On the other hand, there is a strong public interest in ensuring openness and accountability, as recognised by the FOI Act itself. Indeed, it is noteworthy that under section 11(3) of the Act, an FOI body performing functions under the Act must have regard to, among other things, the need to inform scrutiny, discussion, comment and review by the public of the activities of FOI bodies and facilitate more effective participation by the public in consultations relating to the role, responsibilities and performance of FOI bodies. Having regard to the provisions of section 22(12)(b) as set out above in the Preliminary Matters section of this decision, I find that the Department has not justified its decision to withhold any part of record 9 under section 29(1).
Record 11 comprises an exchange of emails concerning the establishment of the new central communications unit. The record also includes record 13 which, as set out above, the Department have now indicated that they are prepared to release, subject to the redaction of certain information. I will therefore confine my comments to the remainder of the record, comprising an exchange of emails with the Taoiseach. I am satisfied that the relevant parts of record 11 contain matter relating to the deliberative processes of the Department. However, for the same reasons as I have outlined above in respect of records 9 and 10, I find that the Department has not satisfactorily shown that the release of the record would be contrary to the public interest. I find, therefore, that section 29(1) does not apply.
As I have outlined above, the Department agreed to release record 13 with the redaction of certain information it considered to be personal information. Section 37(1) provides for the mandatory refusal of a request where access to the record concerned would involve the disclosure of personal information relating to individuals other than the requester. Having examined record 13, I am satisfied that the redacted information is personal information and that section 37(1) applies. I am also satisfied that none of the other provisions of section 37 serve to disapply section 37(1). I find, therefore, that the Department was justified in withholding that information. I am also satisfied that section 37(1) applies to the personal email addresses of a number of individuals as contained in records 3, 6 and 11.

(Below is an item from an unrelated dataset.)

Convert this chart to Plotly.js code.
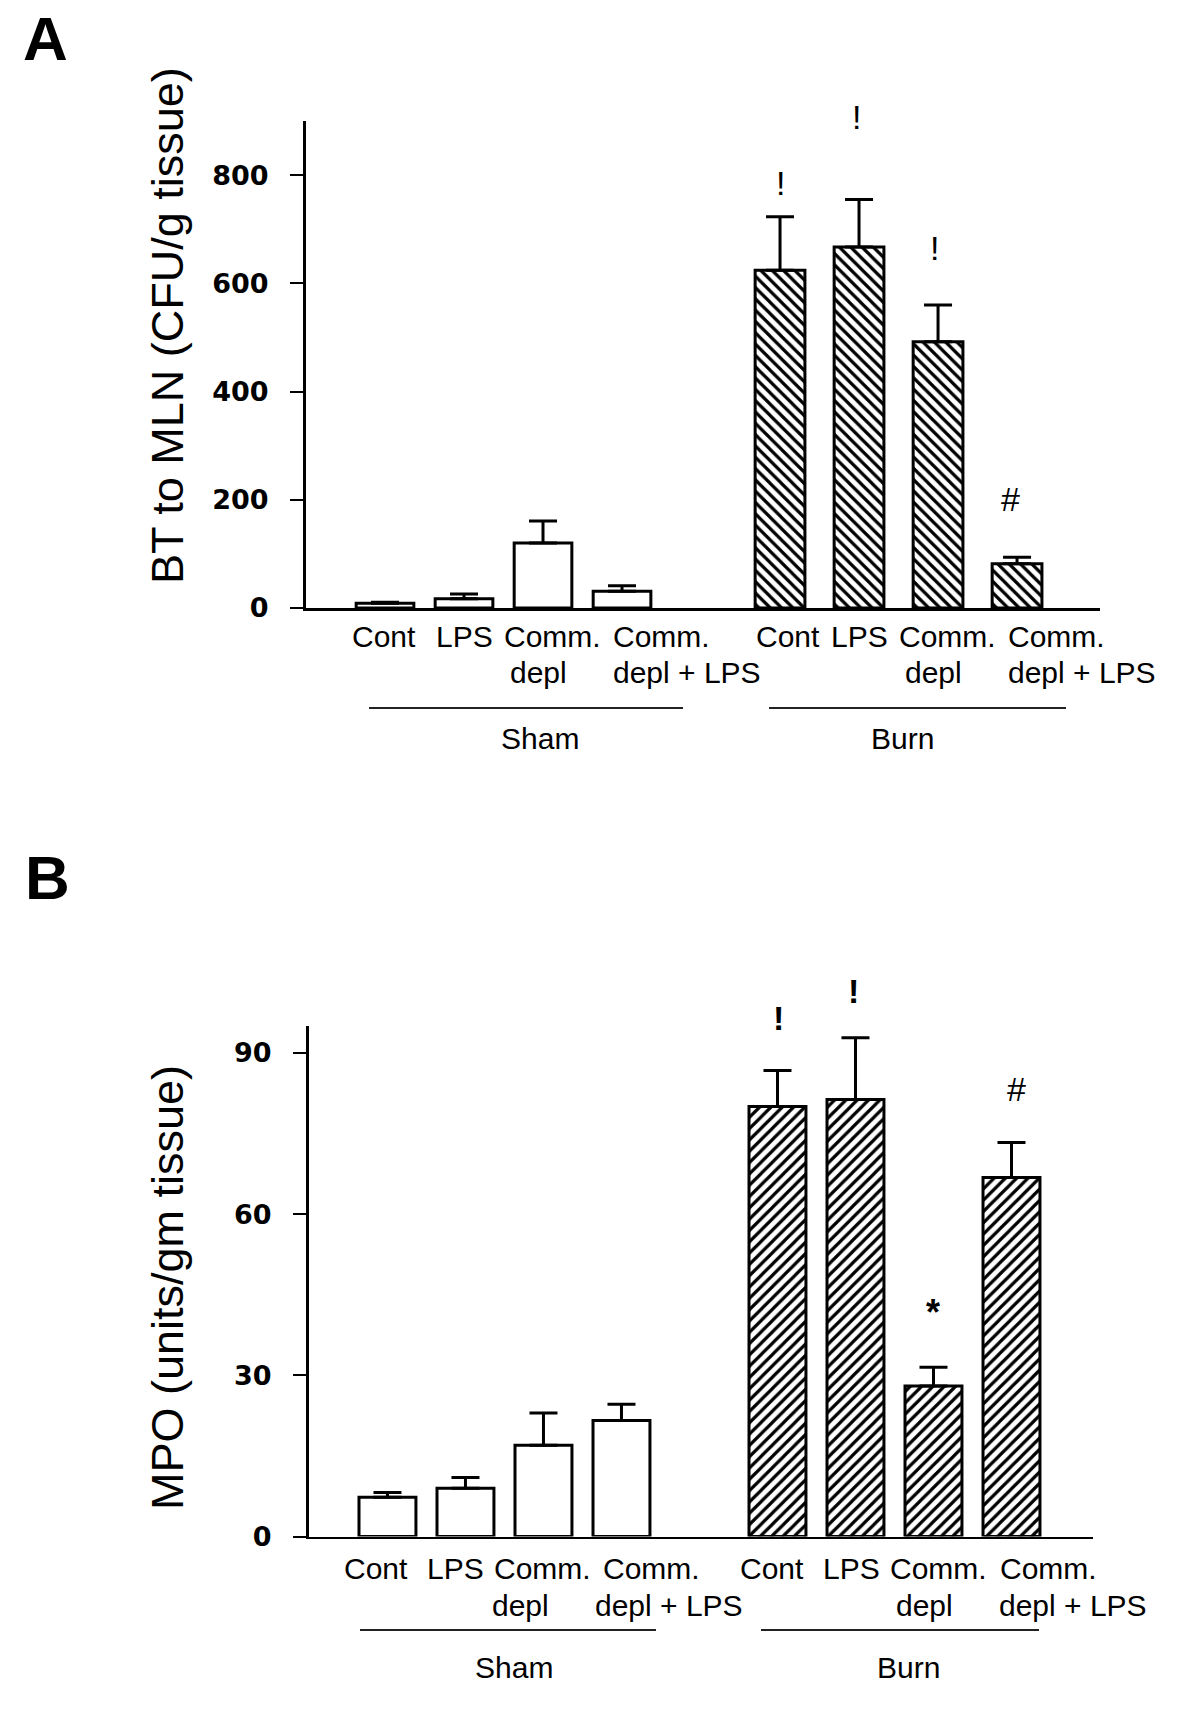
<!DOCTYPE html>
<html><head><meta charset="utf-8">
<script src="https://cdn.plot.ly/plotly-3.0.1.min.js"></script>
<style>html,body{margin:0;padding:0;background:#fff;} #chart{width:1200px;height:1735px;}</style>
</head><body><div id="chart"></div>
<script>
// ---------- data ----------
const groupNames = ['Sham', 'Burn'];
const row1Labels = ['Cont', 'LPS', 'Comm.', 'Comm.'];
const row2Labels = ['', '', 'depl', 'depl + LPS'];

// Panel A: BT to MLN (CFU/g tissue)
const btSham = [9, 17, 120, 31];
const btShamErr = [1.5, 9, 41, 10];
const btBurn = [624, 667, 492, 82];
const btBurnErr = [99, 88, 68, 12];
const btMarks = ['!', '!', '!', '#'];
const btMarkY = [785, 907, 665, 201];
const btTicks = [0, 200, 400, 600, 800];
const btRange = [0, 900];

// Panel B: MPO (units/gm tissue)
const mpoSham = [7.3, 9, 17, 21.6];
const mpoShamErr = [0.9, 2, 6, 3];
const mpoBurn = [80, 81.3, 28, 66.8];
const mpoBurnErr = [6.7, 11.5, 3.5, 6.5];
const mpoMarks = ['!', '!', '*', '#'];
const mpoMarkY = [96.5, 101.5, 41.6, 83.3];
const mpoTicks = [0, 30, 60, 90];
const mpoRange = [0, 95];

// ---------- layout helpers ----------
const W = 1200, H = 1735;
const px = v => v / W;
const py = v => 1 - v / H;
const FONT = 'Liberation Sans, Arial, sans-serif';
const posSham = row1Labels.map((_, i) => i);
const posBurn = row1Labels.map((_, i) => i + 5);
const zeros = row1Labels.map(() => 0);

function barTrace(x, y, err, xa, ya, width, pattern) {
  const marker = {color: 'white', line: {color: 'black', width: 3}};
  if (pattern) marker.pattern = {shape: pattern, fgcolor: 'black', bgcolor: 'white', size: 8, solidity: 0.4};
  return {
    type: 'bar', x: x, y: y, width: width, xaxis: xa, yaxis: ya, marker: marker,
    error_y: {type: 'data', array: err, arrayminus: zeros, symmetric: false, color: 'black', thickness: 3, width: 14},
    hoverinfo: 'skip', showlegend: false, cliponaxis: false
  };
}

const data = [
  barTrace(posSham, btSham, btShamErr, 'x', 'y', 0.73, null),
  barTrace(posBurn, btBurn, btBurnErr, 'x', 'y', 0.63, '\\'),
  barTrace(posSham, mpoSham, mpoShamErr, 'x2', 'y2', 0.73, null),
  barTrace(posBurn, mpoBurn, mpoBurnErr, 'x2', 'y2', 0.73, '/')
];

function xAxis(d0, d1, r, anchor) {
  return {domain: [px(d0), px(d1)], range: r, anchor: anchor, showline: true, linecolor: 'black', linewidth: 2.5,
    showticklabels: false, ticks: '', showgrid: false, zeroline: false, fixedrange: true};
}
function yAxis(top, bottom, r, tv, anchor) {
  return {domain: [py(bottom), py(top)], range: r, anchor: anchor, showline: true, linecolor: 'black', linewidth: 3,
    tickvals: tv, ticktext: tv.map(String), ticks: 'outside', ticklen: 13, tickwidth: 2, tickcolor: 'black',
    ticklabelstandoff: 16,
    tickfont: {family: 'DejaVu Sans, sans-serif', size: 27, color: 'black', weight: 'bold'},
    showgrid: false, zeroline: false, fixedrange: true};
}

const ann = [];
const shapes = [];
function txt(text, x, y, size, opts) {
  ann.push(Object.assign({text: text, x: x, y: y, xref: 'paper', yref: 'paper', showarrow: false,
    xanchor: 'center', yanchor: 'middle', font: {family: FONT, size: size, color: 'black'}}, opts || {}));
}

// panel letters
txt('A', px(45), py(38), 62, {font: {family: FONT, size: 62, color: 'black', weight: 'bold'}});
txt('B', px(47), py(877), 62, {font: {family: FONT, size: 62, color: 'black', weight: 'bold'}});
// axis titles
txt('BT to MLN (CFU/g tissue)', px(168), py(326), 45, {textangle: -90});
txt('MPO (units/gm tissue)', px(167), py(1288), 45, {textangle: -90});

// category labels
function catLabels(xref, positions, shifts1, shifts2, y1, y2) {
  positions.forEach((p, i) => {
    ann.push({text: row1Labels[i], x: p, y: py(y1), xref: xref, yref: 'paper', xshift: shifts1[i], showarrow: false,
      xanchor: 'center', yanchor: 'middle', font: {family: FONT, size: 30, color: 'black'}});
    if (row2Labels[i]) ann.push({text: row2Labels[i], x: p, y: py(y2), xref: xref, yref: 'paper', xshift: shifts2[i], showarrow: false,
      xanchor: 'center', yanchor: 'middle', font: {family: FONT, size: 30, color: 'black'}});
  });
}
catLabels('x', posSham, [-1, 0, 9, 39], [0, 0, -5, 65], 636, 673);
catLabels('x', posBurn, [8, 0, 9, 39], [0, 0, -5, 65], 636, 673);
catLabels('x2', posSham, [-11, -10, -1, 30], [0, 0, -23, 48], 1568, 1605);
catLabels('x2', posBurn, [-5, -4, 5, 37], [0, 0, -9, 62], 1568, 1605);

// group brackets and names
function group(x0, x1, yLine, name, xName, yName) {
  shapes.push({type: 'line', xref: 'paper', yref: 'paper', x0: px(x0), x1: px(x1), y0: py(yLine), y1: py(yLine),
    line: {color: '#222', width: 1.8}});
  txt(name, px(xName), py(yName), 30);
}
group(369, 683, 708, groupNames[0], 540, 739);
group(769, 1066, 708, groupNames[1], 902, 739);
group(360, 656, 1630, groupNames[0], 514, 1667);
group(761, 1039, 1630, groupNames[1], 909, 1667);

// significance marks (y given in data units, placed via the axis domain so they may sit above the range)
function marks(xref, ydom, range, positions, labels, ys, shifts, boldBang) {
  positions.forEach((p, i) => {
    const lab = labels[i];
    const bold = lab === '*' || (lab === '!' && boldBang);
    ann.push({text: lab, x: p, y: (ys[i] - range[0]) / (range[1] - range[0]), xref: xref, yref: ydom, xshift: shifts[i], showarrow: false,
      xanchor: 'center', yanchor: 'middle', font: {family: FONT, size: lab === '*' ? 36 : 34, color: 'black', weight: bold ? 'bold' : 'normal'}});
  });
}
marks('x', 'y domain', btRange, posBurn, btMarks, btMarkY, [0, -3, -4, -7], false);
marks('x2', 'y2 domain', mpoRange, posBurn, mpoMarks, mpoMarkY, [1, -2, 0, 5], true);

const layout = {
  width: W, height: H, margin: {l: 0, r: 0, t: 0, b: 0},
  paper_bgcolor: 'white', plot_bgcolor: 'white', showlegend: false, bargap: 0,
  font: {family: FONT, color: 'black'},
  xaxis: xAxis(306, 1100, [-1, 9.05], 'y'),
  yaxis: yAxis(121, 608, btRange, btTicks, 'x'),
  xaxis2: xAxis(309, 1093, [-1.006, 9.045], 'y2'),
  yaxis2: yAxis(1026, 1536.5, mpoRange, mpoTicks, 'x2'),
  annotations: ann, shapes: shapes
};

Plotly.newPlot('chart', data, layout, {staticPlot: true, displayModeBar: false});
</script>
</body></html>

Having carried out a review under section 22(2) of the Freedom of Information Act 2014, I hereby vary the decision of the Department of the Taoiseach. I direct the release of the following information
Record 3: All except the draft Memorandum and the personal email addresses of two individuals in the covering emails
Record 6: The covering email, apart from the personal email addresses of one individual
Record 7: The covering email
Record 9: All
Record 10: All
Record 11: All apart from the personal email addresses of a number of individuals and that part of the sentence that was redacted in record 13
I find that the Department was justified in refusing access to the remaining information.
Section 24 of the FOI Act sets out detailed provisions for an appeal to the High Court by a party to a review, or any other person affected by the decision. In summary, such an appeal, normally on a point of law, must be initiated by the applicant not later than eight weeks after notice of the decision was given, and by any other party not later than four weeks after notice of the decision was given.